Radar spatial resolution is essential when trying to identify more than one radar target simultaneously. To enhance the spatial resolution of a radar system, designers can apply waveform processing or use multiple antennas in multiple-input, multiple-output (MIMO) techniques. As an alternative approach, Moshe Mizrahi of the Department of Electrical and Computer Engineering, Bar-Ilan University, Ramat-Gan, Israel, and the Department of Electrical and Electronic Engineering, Ariel University, Israel, and fellow researchers based in Israel developed a technique that draws upon optical imaging.
In their approach, the size of the optical imaging lens is the same as the aperture of the radar antenna. The new method provides improved radar spatial resolution through frequency coding—various parts of the radar target are illuminated with different microwave frequencies using a transmission antenna array.
The array transmits the full frequency spectrum of interest, but portions of the frequency spectrum are used to illuminate different parts of the radar target. The received signals are processed to identify the different parts of the illuminated target with improved spatial resolution.
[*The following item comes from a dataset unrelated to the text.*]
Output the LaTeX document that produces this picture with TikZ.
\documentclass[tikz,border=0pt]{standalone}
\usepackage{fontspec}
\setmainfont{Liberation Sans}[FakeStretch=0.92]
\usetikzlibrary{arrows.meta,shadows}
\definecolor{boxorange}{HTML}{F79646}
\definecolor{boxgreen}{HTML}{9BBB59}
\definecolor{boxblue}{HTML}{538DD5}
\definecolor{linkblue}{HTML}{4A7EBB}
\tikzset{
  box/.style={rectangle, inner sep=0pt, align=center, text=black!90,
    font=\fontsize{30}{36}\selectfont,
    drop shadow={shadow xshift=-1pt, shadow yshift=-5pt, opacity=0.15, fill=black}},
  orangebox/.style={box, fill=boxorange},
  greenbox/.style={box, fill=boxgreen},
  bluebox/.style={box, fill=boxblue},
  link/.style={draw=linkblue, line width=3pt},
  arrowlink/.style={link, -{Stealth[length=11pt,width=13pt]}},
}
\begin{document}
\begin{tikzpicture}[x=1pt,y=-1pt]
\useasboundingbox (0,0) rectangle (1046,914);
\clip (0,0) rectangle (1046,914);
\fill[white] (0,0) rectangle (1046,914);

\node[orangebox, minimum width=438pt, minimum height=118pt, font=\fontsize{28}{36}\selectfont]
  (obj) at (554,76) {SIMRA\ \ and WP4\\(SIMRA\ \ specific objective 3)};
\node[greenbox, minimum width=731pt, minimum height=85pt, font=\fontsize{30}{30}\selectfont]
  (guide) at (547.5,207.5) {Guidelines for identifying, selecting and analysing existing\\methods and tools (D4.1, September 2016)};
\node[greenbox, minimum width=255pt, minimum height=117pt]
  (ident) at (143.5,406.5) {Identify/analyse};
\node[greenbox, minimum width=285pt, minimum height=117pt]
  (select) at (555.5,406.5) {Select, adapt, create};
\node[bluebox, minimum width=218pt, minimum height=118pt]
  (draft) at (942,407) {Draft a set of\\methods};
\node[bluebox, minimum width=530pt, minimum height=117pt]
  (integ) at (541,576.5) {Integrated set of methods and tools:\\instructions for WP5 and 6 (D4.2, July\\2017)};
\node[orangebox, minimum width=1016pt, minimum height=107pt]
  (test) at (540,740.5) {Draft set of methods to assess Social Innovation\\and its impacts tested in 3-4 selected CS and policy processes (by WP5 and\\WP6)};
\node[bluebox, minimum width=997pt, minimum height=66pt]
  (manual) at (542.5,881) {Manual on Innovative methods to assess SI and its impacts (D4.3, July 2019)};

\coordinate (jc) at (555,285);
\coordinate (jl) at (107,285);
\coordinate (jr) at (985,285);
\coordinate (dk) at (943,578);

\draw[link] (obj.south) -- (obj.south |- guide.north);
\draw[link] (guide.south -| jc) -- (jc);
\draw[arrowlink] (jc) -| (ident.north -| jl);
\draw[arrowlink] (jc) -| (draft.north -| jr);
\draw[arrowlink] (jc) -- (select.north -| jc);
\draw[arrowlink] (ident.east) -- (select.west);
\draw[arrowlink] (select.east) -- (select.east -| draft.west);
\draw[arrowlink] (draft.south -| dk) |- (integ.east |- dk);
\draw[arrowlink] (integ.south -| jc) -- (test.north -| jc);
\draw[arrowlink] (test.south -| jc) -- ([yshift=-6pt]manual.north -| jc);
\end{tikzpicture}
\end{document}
The optical sensor works in collaboration with the frequency techniques, with the number of pixels in the optical sensor equivalent to the number of different frequency channels used for the radar detection.
Modeling performed with commercial electromagnetic (EM) simulation software showed the effectiveness of the new approach in detecting and differentiating four separate metallic targets in an experimental test setup. It was compared against a standard radar, which had difficulty in simultaneously detecting three different targets over the same test range. For radar experiments performed over a bandwidth of 4 GHz, the frequency-selective, optically aided process shows great promise as a means of improving the spatial resolution of radar systems for both one-dimensional (1D) and two-dimensional (2D) radar target data.
See “Improving Radar’s Spatial Recognition,” IEEE Microwave Magazine, Vol. 17, No. 10, October 2016, p. 28.